# GPU Folding Fails



## Vicious2500 (Nov 12, 2016)

My computer was folding fine until about a week or 2 ago now my GPU keeps failing folds, anybody else experiencing it? I'm wondering if it was a Nvidia driver update that caused this,


----------



## P4-630 (Nov 12, 2016)

Vicious2500 said:


> My computer was folding fine until about a week or 2 ago now my GPU keeps failing folds, anybody else experiencing it? I'm wondering if it was a Nvidia driver update that caused this,



Did you actually try to roll back to the previous driver?


----------



## thebluebumblebee (Nov 12, 2016)

You can always test it by rolling the drivers back.  (P4-630 ninja'd me) Also, look in the log to see what WU's are failing.  If they are the same thing, i.e P98xx, then it might be a problem with the WU's.  You can also check the error codes on the F@H forum.

BTW, we have a thread dedicated for these type of questions: *** F@H Tech Assistance Thread ***


----------



## Vicious2500 (Nov 12, 2016)

Sorry  been so busy moving into new place. I'll check to see if it's the same WU, before rolling back drivers.


----------



## RealNeil (Apr 29, 2017)

Is World Community Grid part of what you're working towards here?


----------



## thebluebumblebee (Apr 29, 2017)

RealNeil said:


> Is World Community Grid part of what you're working towards here?

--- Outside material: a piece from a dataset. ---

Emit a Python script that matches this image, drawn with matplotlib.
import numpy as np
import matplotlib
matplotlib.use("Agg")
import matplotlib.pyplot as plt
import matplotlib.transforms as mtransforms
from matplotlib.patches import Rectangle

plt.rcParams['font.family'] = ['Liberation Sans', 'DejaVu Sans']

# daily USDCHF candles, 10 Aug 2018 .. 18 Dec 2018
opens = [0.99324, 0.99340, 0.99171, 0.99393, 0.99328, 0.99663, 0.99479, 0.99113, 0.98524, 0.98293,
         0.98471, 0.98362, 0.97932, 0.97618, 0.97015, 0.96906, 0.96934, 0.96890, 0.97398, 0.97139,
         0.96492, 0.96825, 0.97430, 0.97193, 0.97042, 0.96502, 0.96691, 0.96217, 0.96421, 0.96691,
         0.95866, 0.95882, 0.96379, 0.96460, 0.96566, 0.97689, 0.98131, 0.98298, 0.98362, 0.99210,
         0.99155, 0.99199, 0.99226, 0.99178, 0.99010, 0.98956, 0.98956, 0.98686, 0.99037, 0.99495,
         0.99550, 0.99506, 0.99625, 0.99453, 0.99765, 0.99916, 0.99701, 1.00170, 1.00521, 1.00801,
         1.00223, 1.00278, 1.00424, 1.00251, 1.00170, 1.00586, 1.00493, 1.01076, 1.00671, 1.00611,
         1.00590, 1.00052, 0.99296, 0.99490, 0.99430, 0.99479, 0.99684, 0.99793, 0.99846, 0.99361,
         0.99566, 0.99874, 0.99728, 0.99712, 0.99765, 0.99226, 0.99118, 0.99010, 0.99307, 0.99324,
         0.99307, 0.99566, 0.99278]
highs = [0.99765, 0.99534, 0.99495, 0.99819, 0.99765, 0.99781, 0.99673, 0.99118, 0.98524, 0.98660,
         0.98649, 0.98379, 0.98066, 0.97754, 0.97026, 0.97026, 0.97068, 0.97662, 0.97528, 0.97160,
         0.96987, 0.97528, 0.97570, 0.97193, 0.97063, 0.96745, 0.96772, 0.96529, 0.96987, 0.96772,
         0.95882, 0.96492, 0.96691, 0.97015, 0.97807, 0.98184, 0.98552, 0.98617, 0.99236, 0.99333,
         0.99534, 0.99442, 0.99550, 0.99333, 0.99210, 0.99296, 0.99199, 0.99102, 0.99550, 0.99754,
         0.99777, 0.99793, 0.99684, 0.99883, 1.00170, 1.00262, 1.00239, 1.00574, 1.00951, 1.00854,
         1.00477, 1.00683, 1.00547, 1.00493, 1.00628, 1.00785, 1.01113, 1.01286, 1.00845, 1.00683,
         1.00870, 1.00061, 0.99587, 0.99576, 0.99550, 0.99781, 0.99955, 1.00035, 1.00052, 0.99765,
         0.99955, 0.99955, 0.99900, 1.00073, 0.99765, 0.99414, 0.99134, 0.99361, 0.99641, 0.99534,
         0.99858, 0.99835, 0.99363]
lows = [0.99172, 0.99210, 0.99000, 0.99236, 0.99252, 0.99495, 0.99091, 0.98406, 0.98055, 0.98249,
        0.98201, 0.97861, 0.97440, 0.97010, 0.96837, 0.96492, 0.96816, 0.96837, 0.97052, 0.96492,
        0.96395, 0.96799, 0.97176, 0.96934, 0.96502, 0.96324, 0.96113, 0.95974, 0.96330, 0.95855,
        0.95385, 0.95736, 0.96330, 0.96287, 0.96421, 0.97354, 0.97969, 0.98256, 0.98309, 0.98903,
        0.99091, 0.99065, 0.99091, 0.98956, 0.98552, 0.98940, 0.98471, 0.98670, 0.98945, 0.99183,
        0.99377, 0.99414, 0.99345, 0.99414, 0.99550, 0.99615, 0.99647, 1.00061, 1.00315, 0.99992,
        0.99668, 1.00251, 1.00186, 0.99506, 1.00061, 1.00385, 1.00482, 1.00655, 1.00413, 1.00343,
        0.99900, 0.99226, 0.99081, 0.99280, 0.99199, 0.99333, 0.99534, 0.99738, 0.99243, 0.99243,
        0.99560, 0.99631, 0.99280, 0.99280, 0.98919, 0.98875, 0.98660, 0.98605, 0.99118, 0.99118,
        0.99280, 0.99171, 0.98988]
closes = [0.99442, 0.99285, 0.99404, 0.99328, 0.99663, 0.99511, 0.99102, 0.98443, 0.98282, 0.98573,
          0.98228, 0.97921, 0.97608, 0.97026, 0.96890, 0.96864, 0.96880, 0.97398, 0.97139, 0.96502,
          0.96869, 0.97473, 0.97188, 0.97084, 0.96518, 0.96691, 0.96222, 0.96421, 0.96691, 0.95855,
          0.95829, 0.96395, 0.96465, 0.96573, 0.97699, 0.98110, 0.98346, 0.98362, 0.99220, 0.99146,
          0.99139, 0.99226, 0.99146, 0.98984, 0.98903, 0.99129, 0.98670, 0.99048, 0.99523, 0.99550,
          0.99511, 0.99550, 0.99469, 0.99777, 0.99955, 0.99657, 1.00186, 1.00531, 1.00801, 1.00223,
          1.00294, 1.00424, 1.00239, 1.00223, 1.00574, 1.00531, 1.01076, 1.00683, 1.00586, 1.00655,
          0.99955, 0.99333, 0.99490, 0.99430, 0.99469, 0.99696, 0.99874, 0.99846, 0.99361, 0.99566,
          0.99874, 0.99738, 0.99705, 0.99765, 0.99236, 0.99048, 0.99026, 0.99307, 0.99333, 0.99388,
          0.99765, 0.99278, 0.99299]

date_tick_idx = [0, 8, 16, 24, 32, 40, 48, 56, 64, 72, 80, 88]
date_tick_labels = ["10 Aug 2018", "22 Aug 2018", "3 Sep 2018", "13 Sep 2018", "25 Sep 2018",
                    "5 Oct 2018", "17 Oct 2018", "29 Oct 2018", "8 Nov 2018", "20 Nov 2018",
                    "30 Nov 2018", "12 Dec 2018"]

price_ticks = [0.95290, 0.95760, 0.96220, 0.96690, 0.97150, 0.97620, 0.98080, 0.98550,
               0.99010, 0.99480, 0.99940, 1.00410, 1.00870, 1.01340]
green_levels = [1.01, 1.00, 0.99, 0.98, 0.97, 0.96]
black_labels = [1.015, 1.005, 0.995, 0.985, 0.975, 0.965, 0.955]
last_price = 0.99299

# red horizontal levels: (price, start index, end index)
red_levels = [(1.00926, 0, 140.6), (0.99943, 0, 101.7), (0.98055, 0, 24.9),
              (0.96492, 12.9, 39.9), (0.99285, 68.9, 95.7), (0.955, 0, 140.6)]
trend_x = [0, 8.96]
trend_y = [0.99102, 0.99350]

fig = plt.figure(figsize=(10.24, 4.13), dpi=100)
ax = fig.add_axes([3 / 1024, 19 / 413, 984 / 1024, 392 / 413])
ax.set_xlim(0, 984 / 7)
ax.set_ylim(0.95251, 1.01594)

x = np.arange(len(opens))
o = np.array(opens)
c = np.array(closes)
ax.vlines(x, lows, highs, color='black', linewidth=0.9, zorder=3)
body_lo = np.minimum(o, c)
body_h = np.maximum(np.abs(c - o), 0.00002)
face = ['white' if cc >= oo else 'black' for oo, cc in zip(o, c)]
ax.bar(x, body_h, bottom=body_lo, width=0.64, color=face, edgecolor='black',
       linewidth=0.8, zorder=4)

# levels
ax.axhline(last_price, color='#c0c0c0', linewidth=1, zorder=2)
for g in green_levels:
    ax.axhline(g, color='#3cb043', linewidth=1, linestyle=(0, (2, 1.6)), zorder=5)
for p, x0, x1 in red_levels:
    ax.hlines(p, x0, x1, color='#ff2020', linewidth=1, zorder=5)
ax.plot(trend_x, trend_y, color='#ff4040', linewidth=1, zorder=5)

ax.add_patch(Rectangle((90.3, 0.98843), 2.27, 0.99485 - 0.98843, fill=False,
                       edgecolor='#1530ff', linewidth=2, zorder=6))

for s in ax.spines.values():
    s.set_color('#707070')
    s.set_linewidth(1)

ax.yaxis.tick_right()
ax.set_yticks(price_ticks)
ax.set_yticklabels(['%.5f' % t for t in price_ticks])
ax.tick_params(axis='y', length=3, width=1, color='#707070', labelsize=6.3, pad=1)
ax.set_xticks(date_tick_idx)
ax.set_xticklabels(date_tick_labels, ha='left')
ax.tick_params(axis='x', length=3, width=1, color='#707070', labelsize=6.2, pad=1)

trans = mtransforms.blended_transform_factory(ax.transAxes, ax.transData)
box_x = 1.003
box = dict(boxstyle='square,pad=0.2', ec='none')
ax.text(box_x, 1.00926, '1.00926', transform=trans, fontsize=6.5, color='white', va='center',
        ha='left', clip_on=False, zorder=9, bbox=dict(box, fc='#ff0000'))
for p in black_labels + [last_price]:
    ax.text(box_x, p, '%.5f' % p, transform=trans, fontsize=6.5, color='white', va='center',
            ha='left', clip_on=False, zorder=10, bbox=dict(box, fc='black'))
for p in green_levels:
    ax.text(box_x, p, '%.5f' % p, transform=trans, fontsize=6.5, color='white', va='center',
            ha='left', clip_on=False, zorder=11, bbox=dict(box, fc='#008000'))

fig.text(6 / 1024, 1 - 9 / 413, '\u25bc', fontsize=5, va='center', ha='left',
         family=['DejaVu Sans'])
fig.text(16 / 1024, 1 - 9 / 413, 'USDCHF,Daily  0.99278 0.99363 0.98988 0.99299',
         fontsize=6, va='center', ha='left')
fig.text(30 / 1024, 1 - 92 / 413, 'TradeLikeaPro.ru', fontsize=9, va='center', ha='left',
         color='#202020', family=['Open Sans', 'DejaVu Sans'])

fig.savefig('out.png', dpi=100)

No.  This is F@H.  TPU has both F@H and WCG teams.  Those who are on both teams use their GPU's for F@H and their CPU's for WCG.


----------



## alucasa (Apr 29, 2017)

In my past experience, when GPU fails folding, there could be a few issues.

1. If OCed, return to stock value.
2. GPU is failing. May not be noticeable when gaming but folding is hardcore stuff. If there are faults, it will show during folding.
3. Lack of clean or sufficient power from PSU.
4. As mentioned, some drivers don't play nicely.
5. Re-download workload. They could be corrupted for whatever reason.

That's all I can think of.


----------



## RealNeil (Apr 29, 2017)

iT WANTS A TEAM NUMBER


----------



## thebluebumblebee (Apr 29, 2017)

RealNeil said:


> iT WANTS A TEAM NUMBER


For F@H? 50711
This is a little old, but the basics are still the same. Easy setup for Folding@home


----------